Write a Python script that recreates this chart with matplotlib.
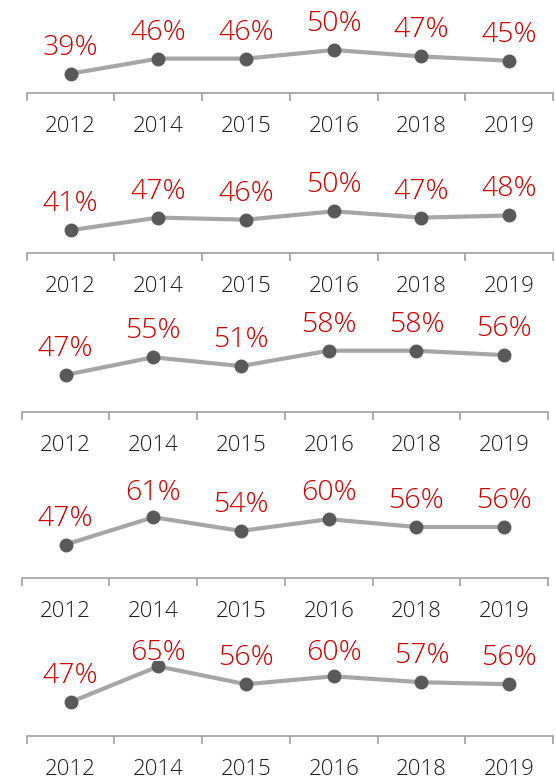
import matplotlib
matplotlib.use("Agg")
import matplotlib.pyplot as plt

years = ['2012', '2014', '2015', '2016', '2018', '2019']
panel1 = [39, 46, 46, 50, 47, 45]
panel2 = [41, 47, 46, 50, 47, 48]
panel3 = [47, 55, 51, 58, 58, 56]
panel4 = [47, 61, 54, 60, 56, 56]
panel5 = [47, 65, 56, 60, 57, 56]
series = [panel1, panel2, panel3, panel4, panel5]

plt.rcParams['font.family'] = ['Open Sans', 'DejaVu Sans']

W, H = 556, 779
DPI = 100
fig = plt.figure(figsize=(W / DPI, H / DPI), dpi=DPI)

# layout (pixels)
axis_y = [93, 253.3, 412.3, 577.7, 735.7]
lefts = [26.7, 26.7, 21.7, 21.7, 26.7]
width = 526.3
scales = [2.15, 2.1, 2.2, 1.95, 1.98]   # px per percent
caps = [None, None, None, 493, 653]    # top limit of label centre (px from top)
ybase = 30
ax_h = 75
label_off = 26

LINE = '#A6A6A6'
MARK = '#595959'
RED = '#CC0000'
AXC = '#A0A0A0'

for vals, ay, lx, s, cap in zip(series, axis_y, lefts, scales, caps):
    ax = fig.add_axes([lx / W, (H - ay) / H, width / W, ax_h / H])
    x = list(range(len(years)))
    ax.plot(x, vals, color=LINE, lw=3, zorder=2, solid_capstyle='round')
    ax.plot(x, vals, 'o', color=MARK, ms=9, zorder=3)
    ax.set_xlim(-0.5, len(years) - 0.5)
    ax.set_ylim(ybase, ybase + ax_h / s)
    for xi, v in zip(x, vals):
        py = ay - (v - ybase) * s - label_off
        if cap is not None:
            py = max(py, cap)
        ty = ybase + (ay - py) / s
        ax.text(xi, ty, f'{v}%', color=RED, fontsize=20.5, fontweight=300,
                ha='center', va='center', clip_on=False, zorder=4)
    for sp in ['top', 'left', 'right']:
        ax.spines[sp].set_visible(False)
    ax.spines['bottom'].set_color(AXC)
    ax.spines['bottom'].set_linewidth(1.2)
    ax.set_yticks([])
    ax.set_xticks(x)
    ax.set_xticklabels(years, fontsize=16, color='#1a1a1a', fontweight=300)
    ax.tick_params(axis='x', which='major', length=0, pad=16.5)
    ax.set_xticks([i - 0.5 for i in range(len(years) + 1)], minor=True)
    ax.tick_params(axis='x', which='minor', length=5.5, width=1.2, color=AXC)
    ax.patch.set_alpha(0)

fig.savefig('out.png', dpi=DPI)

--

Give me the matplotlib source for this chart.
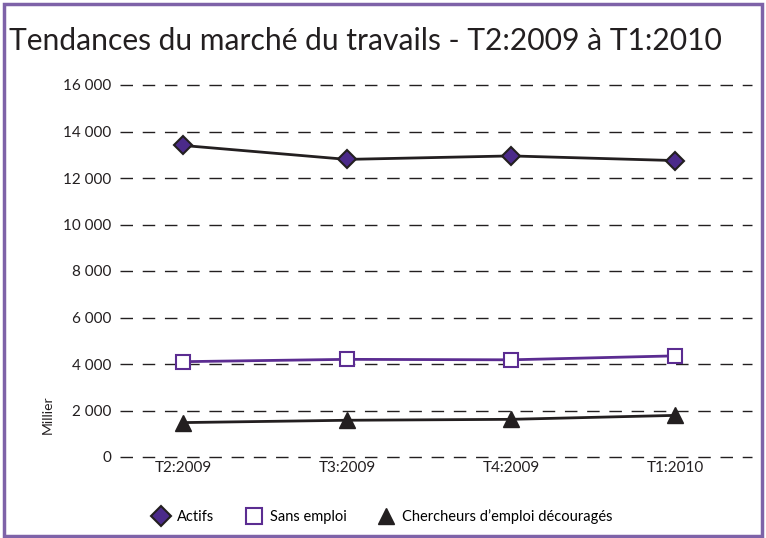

...

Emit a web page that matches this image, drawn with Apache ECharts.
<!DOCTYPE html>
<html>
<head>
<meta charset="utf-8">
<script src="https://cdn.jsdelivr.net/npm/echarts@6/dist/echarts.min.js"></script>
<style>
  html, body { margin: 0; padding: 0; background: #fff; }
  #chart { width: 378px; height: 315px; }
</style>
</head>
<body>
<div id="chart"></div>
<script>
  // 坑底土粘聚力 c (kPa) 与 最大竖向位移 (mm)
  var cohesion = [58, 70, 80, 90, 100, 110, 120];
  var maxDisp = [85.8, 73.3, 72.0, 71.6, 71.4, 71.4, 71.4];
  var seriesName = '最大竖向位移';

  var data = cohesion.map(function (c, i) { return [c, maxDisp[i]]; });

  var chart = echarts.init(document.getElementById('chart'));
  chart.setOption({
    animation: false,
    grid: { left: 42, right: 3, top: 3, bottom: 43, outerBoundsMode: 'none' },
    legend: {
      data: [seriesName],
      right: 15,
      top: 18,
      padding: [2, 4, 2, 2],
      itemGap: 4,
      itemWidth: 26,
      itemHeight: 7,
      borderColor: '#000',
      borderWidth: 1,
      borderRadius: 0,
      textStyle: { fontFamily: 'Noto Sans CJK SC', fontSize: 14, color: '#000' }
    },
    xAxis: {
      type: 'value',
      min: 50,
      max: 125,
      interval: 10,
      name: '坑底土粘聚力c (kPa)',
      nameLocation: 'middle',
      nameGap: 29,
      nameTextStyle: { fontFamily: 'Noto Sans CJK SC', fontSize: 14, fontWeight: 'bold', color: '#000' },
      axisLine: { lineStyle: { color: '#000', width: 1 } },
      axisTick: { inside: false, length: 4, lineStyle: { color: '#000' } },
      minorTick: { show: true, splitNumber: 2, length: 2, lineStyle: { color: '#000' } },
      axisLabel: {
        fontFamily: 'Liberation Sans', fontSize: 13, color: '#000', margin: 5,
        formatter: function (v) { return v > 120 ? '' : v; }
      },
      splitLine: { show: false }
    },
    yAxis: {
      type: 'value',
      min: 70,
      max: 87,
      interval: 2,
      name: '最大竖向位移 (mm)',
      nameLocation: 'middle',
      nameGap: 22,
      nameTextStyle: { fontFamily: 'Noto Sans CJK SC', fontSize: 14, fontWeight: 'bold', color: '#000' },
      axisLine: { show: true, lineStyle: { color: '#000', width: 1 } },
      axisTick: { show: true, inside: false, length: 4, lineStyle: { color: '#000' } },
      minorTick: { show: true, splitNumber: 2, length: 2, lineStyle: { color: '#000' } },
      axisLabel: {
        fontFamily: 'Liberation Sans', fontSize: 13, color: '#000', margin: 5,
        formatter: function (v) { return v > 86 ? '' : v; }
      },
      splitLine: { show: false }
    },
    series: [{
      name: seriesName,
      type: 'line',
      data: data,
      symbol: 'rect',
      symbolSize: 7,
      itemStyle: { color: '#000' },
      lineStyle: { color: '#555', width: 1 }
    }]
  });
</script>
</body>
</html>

▸ Challenge
Each line from the one containing "Emit a web page" through the one containing "var data = cohesion.map(function" must be retyped exactly, the first and last of these included.

▸ Result for this exercise
Emit a web page that matches this image, drawn with Apache ECharts.
<!DOCTYPE html>
<html>
<head>
<meta charset="utf-8">
<script src="https://cdn.jsdelivr.net/npm/echarts@6/dist/echarts.min.js"></script>
<style>
  html, body { margin: 0; padding: 0; background: #fff; }
  #chart { width: 378px; height: 315px; }
</style>
</head>
<body>
<div id="chart"></div>
<script>
  // 坑底土粘聚力 c (kPa) 与 最大竖向位移 (mm)
  var cohesion = [58, 70, 80, 90, 100, 110, 120];
  var maxDisp = [85.8, 73.3, 72.0, 71.6, 71.4, 71.4, 71.4];
  var seriesName = '最大竖向位移';

  var data = cohesion.map(function (c, i) { return [c, maxDisp[i]]; });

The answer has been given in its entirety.